57(2) No collective agreement shall provide, directly or indirectly, for the alteration or elimination of any existing term or condition of employment or the establishment of any new term or condition of employment,
(a) the alteration or elimination or the establishment of which would require or have the effect of requiring the enactment or amendment of any legislation by Parliament, except for the purpose of appropriating moneys required for its implementation; or
(b) (.)
(emphasis added)

[15]   Pursuant to subs. 66(1) of the Act, the Chairperson must determine the Terms of Reference subject to section 69 and consider the effect of the parties' proposals on the parameters set out in subs. 57(2).

[16]   The bargaining agent's proposal regarding the possibility that the Union file a policy grievance appears to me to offend that provision of the Act. The resolution of rights disputes under the Act is entirely governed by the statutory framework set out therein and the parties cannot amend it. The Act defines "grievance" as "a complaint in writing presented in accordance with this Act by an employee on his own behalf or on behalf of the employee and one or more other employees (.)". Consequently, a grievance cannot be filed by a bargaining agent under the statutory regime provided in the PSSRA and the Act does not recognize the concept of a "policy grievance" that would be presented by a bargaining agent. While this situation will change under the new Public Service Labour Relations Act enacted under the Public Service Modernization Act, S.C., 2003, c. 22, the relevant provisions in those Acts have not yet been proclaimed in force.

[17]   The PSSRA also provides for the possibility that the parties file with the Board a reference pursuant to section 99, subject to the conditions prescribed by this provision, to address disputes arising out of the application of a collective agreement. The Act has therefore established a comprehensive statutory scheme to address rights disputes arising between the parties. The bargaining agent's proposal to include the possibility that the Union file a "policy grievance" is not compatible with that statutory scheme. In that regard, the proposal goes beyond the scope of matters which may be included in a collective agreement or arbitral award and has the effect of requiring the amendment of the Act, a result which subsection 57(2)(a) clearly does not allow.

[18]   Accordingly, pursuant to subsection 66 of the Act, the matters on which the arbitration board shall render an arbitral award in this dispute are those set out as outstanding in SCHEDULES I, II, III AND IV attached hereto, with the exception of the proposal set out as Article 18.20 and dealing with policy grievances.

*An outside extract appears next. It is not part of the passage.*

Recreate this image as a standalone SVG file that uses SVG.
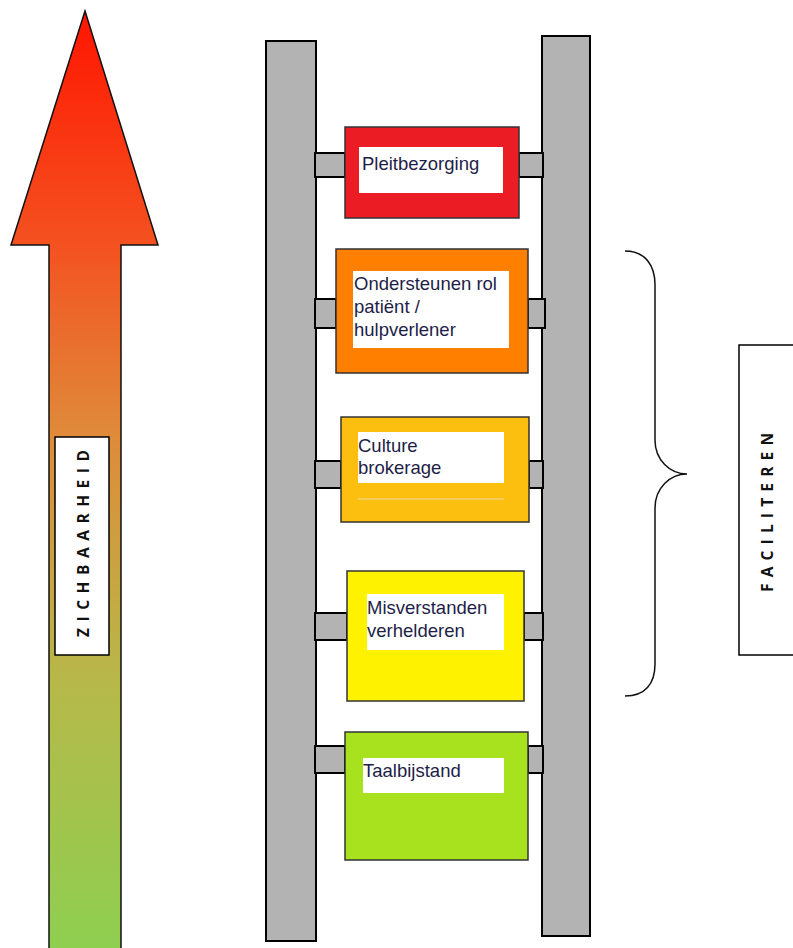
<svg xmlns="http://www.w3.org/2000/svg" width="793" height="948" viewBox="0 0 793 948">
  <defs>
    <linearGradient id="arrowGrad" gradientUnits="userSpaceOnUse" x1="0" y1="11" x2="0" y2="948">
      <stop offset="0" stop-color="#ff1500"/>
      <stop offset="0.25" stop-color="#f45220"/>
      <stop offset="0.45" stop-color="#df8a3a"/>
      <stop offset="0.72" stop-color="#b6b94a"/>
      <stop offset="1" stop-color="#8ecf50"/>
    </linearGradient>
  </defs>
  <style>
    .rail { fill: #b3b3b3; stroke: #000; stroke-width: 2; }
    .rung { fill: #b3b3b3; stroke: #000; stroke-width: 2; }
    .box { stroke: #333; stroke-width: 1.5; }
    .inner { fill: #fff; }
    .lbl { font-family: "Liberation Sans", Arial, sans-serif; font-size: 18.5px; fill: #1e1e48; }
    .vlbl { font-family: "Open Sans", "DejaVu Sans", sans-serif; font-weight: bold; font-size: 15.5px; fill: #111; }
    .frame { fill: #fff; stroke: #000; stroke-width: 1.5; }
  </style>
  <rect width="793" height="948" fill="#fff"/>

  <g id="arrow">
    <path d="M85,11 L158,245 L121,245 L121,952 L49,952 L49,245 L11,245 Z" fill="url(#arrowGrad)" stroke="#111" stroke-width="1.5"/>
    <rect class="frame" x="55" y="437" width="54" height="218"/>
    <text class="vlbl" transform="translate(88.5,637) rotate(-90)" textLength="187" lengthAdjust="spacing">ZICHBAARHEID</text>
  </g>

  <g id="rails">
    <rect class="rail" x="266" y="41" width="50" height="900"/>
    <rect class="rail" x="542" y="36" width="48" height="900"/>
  </g>

  <g id="connectors">
    <rect class="rung" x="315" y="153" width="30" height="24"/>
    <rect class="rung" x="519" y="153" width="24" height="24"/>
    <rect class="rung" x="315" y="299" width="21" height="29"/>
    <rect class="rung" x="528" y="299" width="17" height="29"/>
    <rect class="rung" x="315" y="461" width="26" height="27"/>
    <rect class="rung" x="529" y="461" width="14" height="27"/>
    <rect class="rung" x="315" y="613" width="32" height="27"/>
    <rect class="rung" x="524" y="613" width="19" height="27"/>
    <rect class="rung" x="315" y="746" width="30" height="27"/>
    <rect class="rung" x="528" y="746" width="15" height="27"/>
  </g>

  <g id="pleitbezorging">
    <rect class="box" x="345" y="127" width="174" height="91" fill="#ec1c24"/>
    <rect class="inner" x="359" y="147" width="144" height="46"/>
    <text class="lbl" x="362" y="170">Pleitbezorging</text>
  </g>

  <g id="ondersteunen">
    <rect class="box" x="336" y="249" width="192" height="124" fill="#ff7f00"/>
    <rect class="inner" x="353" y="271" width="156" height="77"/>
    <text class="lbl" x="354" y="290">Ondersteunen rol</text>
    <text class="lbl" x="354" y="313">patiënt /</text>
    <text class="lbl" x="354" y="336">hulpverlener</text>
  </g>

  <g id="culture">
    <rect class="box" x="341" y="417" width="188" height="105" fill="#fcbf10"/>
    <rect class="inner" x="358" y="432" width="146" height="51"/>
    <line x1="358" y1="499" x2="504" y2="499" stroke="#e8d9a0" stroke-width="1"/>
    <text class="lbl" x="358" y="452">Culture</text>
    <text class="lbl" x="358" y="474">brokerage</text>
  </g>

  <g id="misverstanden">
    <rect class="box" x="347" y="571" width="177" height="130" fill="#fff200"/>
    <rect class="inner" x="367" y="594" width="137" height="56"/>
    <text class="lbl" x="367" y="614">Misverstanden</text>
    <text class="lbl" x="367" y="637">verhelderen</text>
  </g>

  <g id="taalbijstand">
    <rect class="box" x="345" y="732" width="183" height="128" fill="#a8e21e"/>
    <rect class="inner" x="363" y="758" width="141" height="35"/>
    <text class="lbl" x="363" y="777">Taalbijstand</text>
  </g>

  <g id="faciliteren">
    <path d="M625,251 C645,251 655,265 655,285 L655,440 C655,460 670,474 687,474 C670,474 655,488 655,508 L655,664 C655,684 645,696 625,696" fill="none" stroke="#111" stroke-width="1.5"/>
    <rect class="frame" x="739" y="345" width="60" height="310"/>
    <text class="vlbl" transform="translate(772.5,592) rotate(-90)" textLength="159" lengthAdjust="spacing">FACILITEREN</text>
  </g>
</svg>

[19]   Should any further jurisdictional question arise during the course of the hearing as to the inclusion of a matter in these Terms of Reference, that question must be submitted forthwith to me because the Chairperson of the Public Service Staff Relations Board is, according to the provisions of subsection 66(1) of the Act, the only person authorized to make such a determination.

Yvon Tarte,
Chairperson

DATED AT OTTAWA, July 14, 2004.


1 57. (2)  No collective agreement shall provide, directly or indirectly, for the alteration or elimination of any existing term or condition of employment or the establishment of any new term or condition of employment,

(a)  the alteration or elimination or the establishment of which would require or have the effect of requiring the enactment or amendment of any legislation by Parliament, except for the purpose of appropriating moneys required for its implementation; or
(b)  that has been or may be established pursuant to any Act specified in Schedule II.